Clustered Key and Sorted Key

In the field of big data storage and analysis, the way data is organized has a significant impact on query performance and storage efficiency. This article will introduce the concepts, usage methods, and practical application examples of Clustered Key and Sorted Key in detail, helping you better optimize your data organization structure.

Clustered Key

The Clustered Key is the core of table data distribution. By specifying the column's Hash Key, Lakehouse will perform a hash operation on the data based on these keys and distribute the data into different data buckets. This dispersion helps avoid data skew and hotspot issues while improving parallel processing capabilities.

Criteria for Selecting Clustered Keys

Choose columns with a wide range of values and few duplicate values as Clustered Keys to achieve uniform data distribution.
When performing JOIN operations, if the join key is consistent with the Clustered Key, it can significantly improve performance.
Suitable for scenarios with large amounts of data, the recommended data bucket size is about 128MB to 1GB, depending on the data compression rate and access pattern.
If no Clustered Key is specified, 256 buckets are used by default.

Notes

Avoid specifying too small a number of Clustered Keys to prevent generating a large number of small files, which affects metadata management and I/O operation efficiency.
Too many small files will lead to poor data locality, increased task scheduling overhead, and reduced processing efficiency.

Sorted Key

The Sorted Key is used for the sorting method of file fields. For queries that need to sort the query results, sorting the data by the Sorted Key can improve performance.
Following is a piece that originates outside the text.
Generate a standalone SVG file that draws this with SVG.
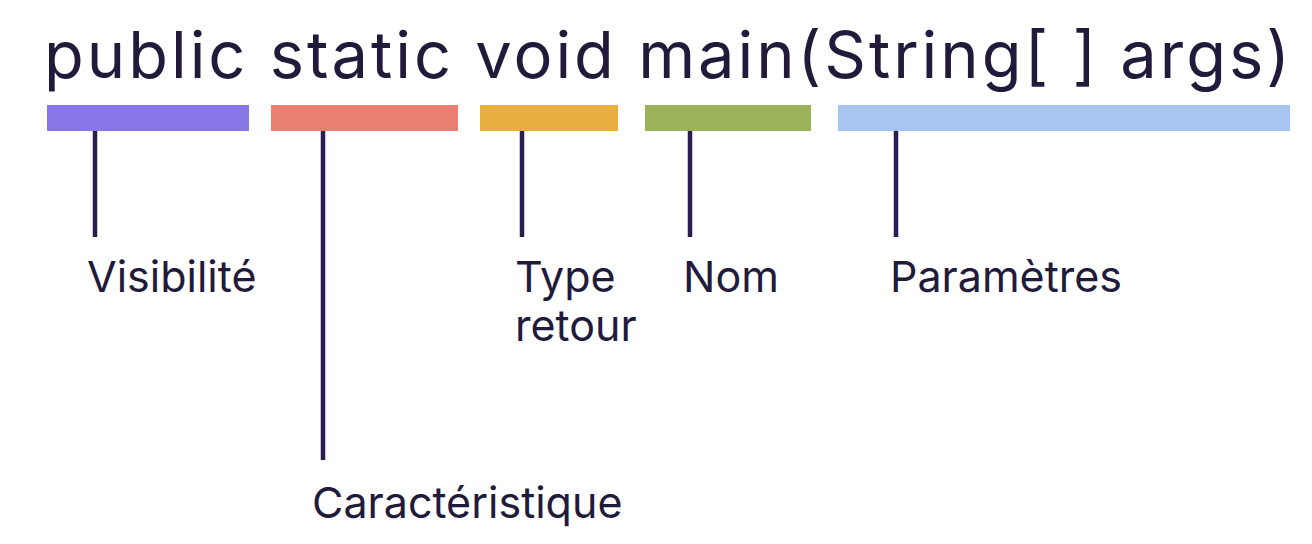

Notes on Using Sorted Keys

You can specify ascending (ASC) or descending (DESC) order for the Sorted Key.
Although Sorted Keys can improve query performance, sorting a large amount of data during insertion may consume more resources.

Practical Application Examples

Example 1: Create a Table and Specify Clustered Key and Sorted Key


CREATE TABLE sales_data (
    sale_id INT,
    product_id INT,
    quantity_sold INT,
    sale_date DATE,
    ...
) CLUSTERED BY (product_id)
SORTED BY (sale_date DESC)
INTO 50 BUCKETS;

In this example, a table named sales_data is created, and the data will be distributed into 50 buckets based on the Hash value of the product_id column. Meanwhile, the data within each bucket will be sorted in descending order by the sale_date column.

Example 2: Optimizing Query Performance in a Data Warehouse

Suppose you are working with a data warehouse containing a large number of transaction records. You can optimize query performance in the following way:


CREATE TABLE transaction_records (
    transaction_id INT,
    customer_id INT,
    transaction_date DATE,
    amount DECIMAL(10,2),
    ...
) CLUSTERED BY (customer_id)
SORTED BY (transaction_date ASC)
INTO 128 BUCKETS;

In this example, the transaction_records table is bucketed by customer_id, and the data within each bucket is sorted by transaction_date. This design helps to improve the efficiency of querying transaction records by customer.